In 1914, the federal Bureau of Fisheries leased Bishop’s ponds to raise bass and other freshwater sport fish, according to The Washington Post. The operation had become so successful that the federal government considered purchasing the land to expand its fish-breeding venture, with Herbert Hoover, then U.S. secretary of commerce, inspecting the operation in person. That transaction never took place.
Today, College Park locals can see that era memorialized on the mural “The Last Goldfish” on Baltimore Avenue on the side of the strip where Popeyes Louisiana Kitchen is located.
By the early 1900s, Lakeland had evolved into a thriving community of Black families. However, the community was undermined when a federal urban renewal plan demolished family homes in the 1960s and ’70s, displacing 104 of 150 households and replacing the neighborhood’s unique character with a mix of subsidized townhouses, student apartments and senior housing.
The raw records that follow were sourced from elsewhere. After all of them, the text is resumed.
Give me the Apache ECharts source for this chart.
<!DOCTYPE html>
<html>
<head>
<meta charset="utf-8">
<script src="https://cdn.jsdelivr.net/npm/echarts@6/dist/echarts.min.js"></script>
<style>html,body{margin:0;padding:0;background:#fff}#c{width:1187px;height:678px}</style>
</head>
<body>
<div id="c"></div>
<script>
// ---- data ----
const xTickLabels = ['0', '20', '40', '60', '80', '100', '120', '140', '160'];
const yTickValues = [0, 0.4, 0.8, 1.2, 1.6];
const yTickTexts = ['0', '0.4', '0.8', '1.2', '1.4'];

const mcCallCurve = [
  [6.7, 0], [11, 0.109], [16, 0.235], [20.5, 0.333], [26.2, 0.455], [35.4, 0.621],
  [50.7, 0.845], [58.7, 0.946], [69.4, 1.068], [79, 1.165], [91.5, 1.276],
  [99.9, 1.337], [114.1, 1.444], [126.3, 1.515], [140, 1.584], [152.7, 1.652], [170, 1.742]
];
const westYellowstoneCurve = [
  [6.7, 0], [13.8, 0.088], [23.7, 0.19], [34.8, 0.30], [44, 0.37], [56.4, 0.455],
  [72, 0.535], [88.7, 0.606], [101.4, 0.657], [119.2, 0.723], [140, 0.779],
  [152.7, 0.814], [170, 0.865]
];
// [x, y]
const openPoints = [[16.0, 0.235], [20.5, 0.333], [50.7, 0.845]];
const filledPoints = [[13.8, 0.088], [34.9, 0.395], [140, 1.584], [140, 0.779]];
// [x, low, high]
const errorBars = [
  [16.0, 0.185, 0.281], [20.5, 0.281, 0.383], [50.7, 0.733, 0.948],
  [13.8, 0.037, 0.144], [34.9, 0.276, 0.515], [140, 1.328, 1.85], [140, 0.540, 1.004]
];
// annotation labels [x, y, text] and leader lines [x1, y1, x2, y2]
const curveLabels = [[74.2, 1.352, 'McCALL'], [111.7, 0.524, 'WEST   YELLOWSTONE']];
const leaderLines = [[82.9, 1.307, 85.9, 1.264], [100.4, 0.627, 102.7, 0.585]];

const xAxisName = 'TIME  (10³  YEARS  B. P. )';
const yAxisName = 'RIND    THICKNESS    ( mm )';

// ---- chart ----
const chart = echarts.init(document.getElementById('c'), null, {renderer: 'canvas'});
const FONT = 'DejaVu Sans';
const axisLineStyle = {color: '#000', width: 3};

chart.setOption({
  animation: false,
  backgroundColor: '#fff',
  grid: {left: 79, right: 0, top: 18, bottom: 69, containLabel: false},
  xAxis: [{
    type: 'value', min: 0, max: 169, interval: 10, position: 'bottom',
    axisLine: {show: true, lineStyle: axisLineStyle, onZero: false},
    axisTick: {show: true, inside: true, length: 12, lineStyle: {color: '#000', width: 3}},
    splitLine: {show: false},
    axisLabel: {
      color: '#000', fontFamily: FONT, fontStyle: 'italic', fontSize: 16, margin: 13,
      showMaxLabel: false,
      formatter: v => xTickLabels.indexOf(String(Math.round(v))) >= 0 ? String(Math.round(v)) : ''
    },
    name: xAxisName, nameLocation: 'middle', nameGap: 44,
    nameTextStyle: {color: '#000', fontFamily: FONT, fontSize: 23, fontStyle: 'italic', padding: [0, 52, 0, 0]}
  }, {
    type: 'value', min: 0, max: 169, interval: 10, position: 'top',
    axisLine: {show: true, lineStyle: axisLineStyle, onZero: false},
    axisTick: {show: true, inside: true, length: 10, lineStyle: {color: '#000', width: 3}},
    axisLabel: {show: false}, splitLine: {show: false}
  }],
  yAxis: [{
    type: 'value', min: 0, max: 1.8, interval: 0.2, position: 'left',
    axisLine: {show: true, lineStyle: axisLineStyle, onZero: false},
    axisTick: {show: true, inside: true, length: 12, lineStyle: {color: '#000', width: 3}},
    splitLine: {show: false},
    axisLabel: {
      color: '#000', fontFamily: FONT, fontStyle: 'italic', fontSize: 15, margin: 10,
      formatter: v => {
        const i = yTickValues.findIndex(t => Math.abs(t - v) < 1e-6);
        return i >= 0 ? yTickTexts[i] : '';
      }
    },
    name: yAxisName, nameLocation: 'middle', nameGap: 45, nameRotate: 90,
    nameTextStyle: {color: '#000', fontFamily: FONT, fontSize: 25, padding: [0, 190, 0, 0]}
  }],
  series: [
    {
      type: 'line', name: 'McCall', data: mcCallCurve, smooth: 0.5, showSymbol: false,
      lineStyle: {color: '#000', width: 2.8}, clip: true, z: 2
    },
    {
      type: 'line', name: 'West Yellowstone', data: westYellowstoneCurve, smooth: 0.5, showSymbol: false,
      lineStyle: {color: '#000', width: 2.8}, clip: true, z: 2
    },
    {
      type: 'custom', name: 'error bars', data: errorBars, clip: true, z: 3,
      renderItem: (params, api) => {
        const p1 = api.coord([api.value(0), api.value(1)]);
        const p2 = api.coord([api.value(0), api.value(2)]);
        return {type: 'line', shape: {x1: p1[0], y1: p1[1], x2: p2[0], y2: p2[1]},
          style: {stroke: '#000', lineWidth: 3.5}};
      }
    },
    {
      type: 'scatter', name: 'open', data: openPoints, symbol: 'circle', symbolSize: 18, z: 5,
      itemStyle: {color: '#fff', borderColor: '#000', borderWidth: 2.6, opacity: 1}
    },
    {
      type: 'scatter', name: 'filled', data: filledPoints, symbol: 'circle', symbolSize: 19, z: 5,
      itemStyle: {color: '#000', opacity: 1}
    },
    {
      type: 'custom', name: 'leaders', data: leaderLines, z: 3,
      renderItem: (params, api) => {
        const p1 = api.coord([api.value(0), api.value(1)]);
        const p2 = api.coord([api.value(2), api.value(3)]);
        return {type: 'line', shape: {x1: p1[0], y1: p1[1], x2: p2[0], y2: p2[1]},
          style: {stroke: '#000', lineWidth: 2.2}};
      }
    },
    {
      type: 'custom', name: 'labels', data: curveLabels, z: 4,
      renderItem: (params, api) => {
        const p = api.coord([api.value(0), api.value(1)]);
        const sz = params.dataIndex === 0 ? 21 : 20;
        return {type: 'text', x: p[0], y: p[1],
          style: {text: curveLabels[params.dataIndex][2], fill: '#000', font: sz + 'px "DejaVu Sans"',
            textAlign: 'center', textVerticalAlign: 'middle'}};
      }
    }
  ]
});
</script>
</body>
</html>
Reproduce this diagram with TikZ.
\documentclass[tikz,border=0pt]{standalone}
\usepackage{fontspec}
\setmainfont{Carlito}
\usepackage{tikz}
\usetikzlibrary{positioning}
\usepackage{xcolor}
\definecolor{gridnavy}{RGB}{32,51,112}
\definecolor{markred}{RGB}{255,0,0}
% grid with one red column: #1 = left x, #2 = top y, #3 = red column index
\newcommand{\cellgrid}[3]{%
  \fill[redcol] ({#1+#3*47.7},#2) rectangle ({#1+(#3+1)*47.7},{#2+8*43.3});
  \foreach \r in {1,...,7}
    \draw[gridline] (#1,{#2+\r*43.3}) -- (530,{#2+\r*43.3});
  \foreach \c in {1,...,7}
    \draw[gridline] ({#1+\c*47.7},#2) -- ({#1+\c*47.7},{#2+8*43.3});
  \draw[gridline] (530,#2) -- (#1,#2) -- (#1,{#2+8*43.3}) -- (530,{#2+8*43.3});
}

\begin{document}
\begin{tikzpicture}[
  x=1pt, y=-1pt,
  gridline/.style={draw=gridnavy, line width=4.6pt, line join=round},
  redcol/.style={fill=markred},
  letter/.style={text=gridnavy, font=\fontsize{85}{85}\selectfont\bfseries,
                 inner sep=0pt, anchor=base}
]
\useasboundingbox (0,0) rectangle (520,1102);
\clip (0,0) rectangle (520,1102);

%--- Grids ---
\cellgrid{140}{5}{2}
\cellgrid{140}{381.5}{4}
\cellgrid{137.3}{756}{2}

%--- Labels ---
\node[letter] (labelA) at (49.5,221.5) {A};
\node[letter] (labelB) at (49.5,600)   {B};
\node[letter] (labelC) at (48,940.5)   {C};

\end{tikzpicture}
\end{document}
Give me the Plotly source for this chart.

The modern Lake Artemesia began as an effort between Newman’s daughter and the M-NCPPC.
“It was land that Artemesia N. Drefs had inherited from her father,” Sweet said.
In 1972, Drefs donated six acres of her family land to the M-NCPPC for a recreational area for the surrounding community.
“It was designed to create a connection between the different communities,” Sweet said.
In the late 1980s, when the Metro line was being constructed, builders excavated sand and gravel from Lake Artemesia to build the rail bed for the College Park-University of Maryland and Greenbelt stations. In return for the construction materials, Washington Metropolitan Area Transit Authority constructed a 38-acre lake and 87-plus-acre natural site just east of the original Lake Artemesia.
In 2025, M-NCPPC changed the park’s name to Lake Artemesia Natural Area at Lakeland, which Lakeland residents proposed and the College Park City Council supported.
Beyond its beauty and complicated history, the area has drawn unwanted attention five times since 2017, when bodies were discovered in the wooded areas around the bike and walking trails.
Most recently, a 2025 investigation led to the discovery of the remains of a missing 14-year-old from the District in November. Police described the death as gang related.